## GIVEN DATA:
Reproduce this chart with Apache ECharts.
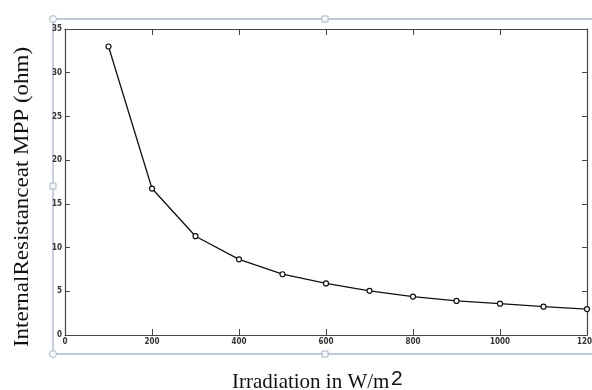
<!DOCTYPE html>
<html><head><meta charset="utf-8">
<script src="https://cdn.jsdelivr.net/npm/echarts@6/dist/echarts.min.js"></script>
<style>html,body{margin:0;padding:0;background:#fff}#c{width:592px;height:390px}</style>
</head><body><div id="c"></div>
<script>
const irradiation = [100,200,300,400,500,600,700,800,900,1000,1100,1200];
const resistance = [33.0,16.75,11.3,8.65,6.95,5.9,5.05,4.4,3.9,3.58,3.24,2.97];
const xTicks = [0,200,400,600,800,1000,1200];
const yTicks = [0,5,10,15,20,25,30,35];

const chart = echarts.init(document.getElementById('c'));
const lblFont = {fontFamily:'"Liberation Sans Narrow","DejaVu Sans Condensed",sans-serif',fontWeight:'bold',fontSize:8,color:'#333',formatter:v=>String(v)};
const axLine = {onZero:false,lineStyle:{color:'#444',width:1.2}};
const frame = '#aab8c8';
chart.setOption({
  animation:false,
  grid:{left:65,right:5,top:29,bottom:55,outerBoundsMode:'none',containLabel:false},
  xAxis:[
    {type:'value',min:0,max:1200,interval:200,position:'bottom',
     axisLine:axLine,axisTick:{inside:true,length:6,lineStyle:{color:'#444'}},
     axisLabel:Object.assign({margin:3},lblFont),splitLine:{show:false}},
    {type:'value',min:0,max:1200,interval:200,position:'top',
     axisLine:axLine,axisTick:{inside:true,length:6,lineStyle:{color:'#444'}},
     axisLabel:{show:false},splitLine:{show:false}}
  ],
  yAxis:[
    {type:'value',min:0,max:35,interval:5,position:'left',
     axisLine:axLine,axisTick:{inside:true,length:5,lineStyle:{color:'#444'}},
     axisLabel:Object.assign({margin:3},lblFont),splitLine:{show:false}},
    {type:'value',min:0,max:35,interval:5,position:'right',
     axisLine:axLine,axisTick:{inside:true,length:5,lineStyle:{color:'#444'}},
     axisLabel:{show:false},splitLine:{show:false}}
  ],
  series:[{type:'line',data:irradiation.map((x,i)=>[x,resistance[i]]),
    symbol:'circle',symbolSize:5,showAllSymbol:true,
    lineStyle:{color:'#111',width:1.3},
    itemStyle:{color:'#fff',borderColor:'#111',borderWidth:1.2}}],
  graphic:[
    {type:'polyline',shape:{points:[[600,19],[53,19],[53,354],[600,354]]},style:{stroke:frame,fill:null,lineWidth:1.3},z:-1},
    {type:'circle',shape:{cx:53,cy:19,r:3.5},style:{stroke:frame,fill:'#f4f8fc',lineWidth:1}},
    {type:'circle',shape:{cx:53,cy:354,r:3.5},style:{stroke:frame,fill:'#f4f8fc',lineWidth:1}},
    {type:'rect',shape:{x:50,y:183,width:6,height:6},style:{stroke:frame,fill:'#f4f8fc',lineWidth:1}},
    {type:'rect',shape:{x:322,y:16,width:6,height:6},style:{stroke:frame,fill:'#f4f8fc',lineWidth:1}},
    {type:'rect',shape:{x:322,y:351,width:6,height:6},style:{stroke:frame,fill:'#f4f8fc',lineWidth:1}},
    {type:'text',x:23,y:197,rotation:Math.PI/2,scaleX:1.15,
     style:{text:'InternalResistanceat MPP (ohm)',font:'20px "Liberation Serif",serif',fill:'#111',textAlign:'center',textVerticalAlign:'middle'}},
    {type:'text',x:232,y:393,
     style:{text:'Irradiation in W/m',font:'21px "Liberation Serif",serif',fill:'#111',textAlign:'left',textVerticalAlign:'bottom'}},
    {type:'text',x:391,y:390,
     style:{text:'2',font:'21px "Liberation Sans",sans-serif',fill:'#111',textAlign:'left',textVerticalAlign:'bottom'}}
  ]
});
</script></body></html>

## THE EXERCISE:
Each line from the top of the material through the line containing "const yTicks = [0,5,10,15,20,25,30,35];" should be reproduced exactly; please drop any images.

## SOLVED PROBLEM:
Reproduce this chart with Apache ECharts.
<!DOCTYPE html>
<html><head><meta charset="utf-8">
<script src="https://cdn.jsdelivr.net/npm/echarts@6/dist/echarts.min.js"></script>
<style>html,body{margin:0;padding:0;background:#fff}#c{width:592px;height:390px}</style>
</head><body><div id="c"></div>
<script>
const irradiation = [100,200,300,400,500,600,700,800,900,1000,1100,1200];
const resistance = [33.0,16.75,11.3,8.65,6.95,5.9,5.05,4.4,3.9,3.58,3.24,2.97];
const xTicks = [0,200,400,600,800,1000,1200];
const yTicks = [0,5,10,15,20,25,30,35];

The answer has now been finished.